Via tutte le barriere architettoniche dal centro di Bologna, la proposta del “Progetto Rampe”

Abbattere entro l’anno gli scalini del centro città, dotando l’ingresso di bar e negozi di una rampa d’accesso permanente, «non sarebbe solo un gesto di cura verso il prossimo. Piuttosto, sancirebbe la fine definitiva di una grande discriminazione che, al momento attuale, lede i diritti universali della persona con abilità differenti». È il sunto del “Progetto Rampe”, la proposta di moltissime associazioni bolognesi che da molto tempo si occupano di tutelare e portare all’attenzione le esigenze delle persone con deficit motorio in città e non solo. Chiedono che il Comune di Bologna prenda il timone delle operazioni di adeguamento degli accessi degli esercizi aperti al pubblico, cooperando con i privati nell’interesse pubblico nel più breve tempo possibile. In più, fornisca sia consulenza (attraverso tecnici preparati), sia incentivi agli esercenti che, così, non si troverebbero da soli con il peso economico di una ristrutturazione del proprio locale. 

Le soluzioni adottate dovranno essere permanenti perché, spiegano le associazioni di categoria, un’attività commerciale che necessita di chiamata o soccorso all’ingresso da parte di terzi, non potrà mai garantire autonomia e parità per tutti. Nel caso la rampa non possa essere fissa, magari per la mancanza di spazio all’entrata, dovranno comunque sempre essere preferite soluzioni non soggette alla chiamata. 
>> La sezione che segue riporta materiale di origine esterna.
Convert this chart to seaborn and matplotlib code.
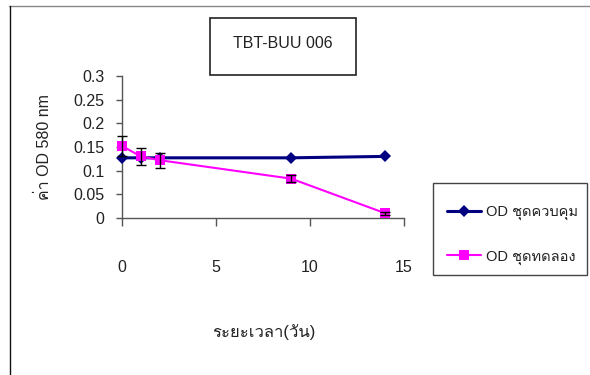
import matplotlib
matplotlib.use("Agg")
import matplotlib.pyplot as plt
import seaborn as sns
import pandas as pd
from matplotlib import font_manager
from matplotlib.ft2font import FT2Font
from matplotlib.patches import Rectangle
from matplotlib.lines import Line2D

# ---- data ----
days = [0, 1, 2, 9, 14]
control = [0.127, 0.127, 0.127, 0.127, 0.130]
treatment = [0.152, 0.130, 0.122, 0.083, 0.010]
treatment_err = [0.022, 0.018, 0.016, 0.008, 0.003]
series_names = ["OD ชุดควบคุม", "OD ชุดทดลอง"]
title_text = "TBT-BUU 006"
x_label = "ระยะเวลา(วัน)"
y_label = "ค่า OD 580 nm"
x_ticks = [0, 5, 10, 15]
y_ticks = [0, 0.05, 0.1, 0.15, 0.2, 0.25, 0.3]
y_tick_labels = ["0", "0.05", "0.1", "0.15", "0.2", "0.25", "0.3"]

sns.set_theme(style="white")

# find a font with Thai glyphs
thai_font = None
for f in font_manager.fontManager.ttflist:
    try:
        if ord("ค") in FT2Font(f.fname).get_charmap():
            thai_font = f.name
            break
    except Exception:
        pass
families = ["Liberation Sans"] + ([thai_font] if thai_font else []) + ["DejaVu Sans"]
plt.rcParams["font.family"] = families

navy = "#000080"
magenta = "#FF00FF"
txt = "#222222"
fs = 11.5

df = pd.DataFrame({
    "day": days * 2,
    "od": control + treatment,
    "series": [series_names[0]] * len(days) + [series_names[1]] * len(days),
})

fig = plt.figure(figsize=(5.9, 3.75), dpi=100)
ax = fig.add_axes([0.2068, 0.4187, 0.478, 0.379])

sns.lineplot(data=df, x="day", y="od", hue="series", style="series",
             palette={series_names[0]: navy, series_names[1]: magenta},
             markers={series_names[0]: "D", series_names[1]: "s"},
             dashes=False, ax=ax, legend=False, clip_on=False, zorder=3,
             markeredgewidth=0)
for ln, lw, ms in zip(ax.lines, [2.2, 1.5], [6, 7]):
    ln.set_linewidth(lw)
    ln.set_markersize(ms)
    ln.set_clip_on(False)

ax.errorbar(days, treatment, yerr=treatment_err, fmt="none", ecolor="black",
            elinewidth=1, capsize=3.6, capthick=1, zorder=4, clip_on=False)

ax.set_xlim(0, 15)
ax.set_ylim(0, 0.3)
ax.set_xticks(x_ticks)
ax.set_yticks(y_ticks)
ax.set_yticklabels(y_tick_labels)
ax.set_xlabel("")
ax.set_ylabel("")
for s in ["top", "right"]:
    ax.spines[s].set_visible(False)
for s in ["left", "bottom"]:
    ax.spines[s].set_color("#555555")
    ax.spines[s].set_linewidth(1.0)
ax.tick_params(axis="x", direction="out", length=5.5, width=1, color="#555555",
               pad=25, labelsize=fs, labelcolor=txt, bottom=True)
ax.tick_params(axis="y", direction="out", length=4.5, width=1, color="#555555",
               pad=8, labelsize=fs, labelcolor=txt, left=True)
ax.grid(False)

fig.text(44 / 590, 1 - 147 / 375, y_label, rotation=90, ha="center", va="center",
         fontsize=fs, color=txt)
fig.text(264 / 590, 1 - 332 / 375, x_label, ha="center", va="center",
         fontsize=12, color=txt)

# title box
fig.patches.append(Rectangle((210 / 590, 1 - 75 / 375), 146 / 590, 57 / 375,
                             transform=fig.transFigure, fill=False,
                             edgecolor="#222222", linewidth=1.2))
fig.text(283 / 590, 1 - 44 / 375, title_text, ha="center", va="center",
         fontsize=fs, color=txt)

# legend box
fig.patches.append(Rectangle((433 / 590, 1 - 275 / 375), 154 / 590, 92 / 375,
                             transform=fig.transFigure, fill=False,
                             edgecolor="#444444", linewidth=1.0))
handles = [
    Line2D([], [], color=navy, lw=2.2, marker="D", markersize=6, markeredgewidth=0),
    Line2D([], [], color=magenta, lw=1.5, marker="s", markersize=7, markeredgewidth=0),
]
fig.legend(handles, series_names, loc="center left",
           bbox_to_anchor=(434 / 590, 1 - 235 / 375), frameon=False,
           fontsize=10.5, labelspacing=2.0, handlelength=2.3, handletextpad=0.4,
           borderpad=0.4, labelcolor=txt)

# outer border
fig.add_artist(Line2D([9 / 590, 1], [1 - 6 / 375, 1 - 6 / 375],
                      transform=fig.transFigure, color="#888888", lw=1))
fig.add_artist(Line2D([10 / 590, 10 / 590], [0, 1 - 6 / 375],
                      transform=fig.transFigure, color="#111111", lw=1))

fig.savefig("out.png", dpi=100, facecolor="white")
I firmatari della proposta sono concordi nel ritenere che, in questi anni, il Comune abbia attuato (con il PUMS, il Piano Urbano di Mobilità Sostenibile) un grande passo avanti nella gestione dell’emergenza legata all’accessibilità dei luoghi. Ma, allo stesso tempo, sottolineano che «la crescente libertà di muoversi nel suolo pubblico ha un impatto molto limitato se tramite quei percorsi non si può raggiungere quasi nessun luogo». E continuano: «per farsene un’idea, basta immaginare che all’improvviso tutti i locali con gradino chiudano le saracinesche: ci troveremo in una specie di città fantasma».

Abbattere le barriere architettoniche agli ingressi vuol dire anche fare i conti con la modifica di un patrimonio artistico unico, che conta 42 chilometri di portici solo nel centro storico. Ed è lo stesso Comune a cogliere la difficoltà del progetto: «Questa caratteristica architettonica di Bologna rappresenta una delle più grandi sfide dal punto di vista dell’accessibilità. Tuttavia la città è pronta ad affrontare questa sfida sapendo che l’accesso al Patrimonio è una questione imprescindibile», scrive nel suo rapporto finale di Settembre dal nome “Bologna oltre le barriere”. Il punto, però, non è riuscirci. Ma, per le associazioni, farlo nel minor tempo possibile. In pratica, Bologna vincerà la sfida sull’accessibilità (e forse anche il premio europeo di Città accessibile 2021) solo se si impegnerà con velocità a scalare gli ultimi gradini della sua battaglia per l’uguaglianza di tutti. E tutti sono anche quei quasi 22 mila e mezzo che a Bologna camminano a rotelle, o hanno difficoltà di orientamento. E la cifra tenderà a salire da qui a dieci anni, secondo i dati dell’amministrazione comunale, almeno di 100 unità. 

L’accessibilità è un diritto universale sancito dalla legge (la L. 67/2006). La sua inottemperanza produce una discriminazione indiretta «quando una disposizione, un criterio, una prassi, un atto, un patto o un comportamento apparentemente neutro mettono una persona con disabilità in una posizione di svantaggio rispetto ad altre persone». In questo senso, il gradino all’ingresso di bar e negozi si tradurrà sempre in una latente discriminazione, che limita la persona e rende impossibile l’inclusione di tutti alla vita della città.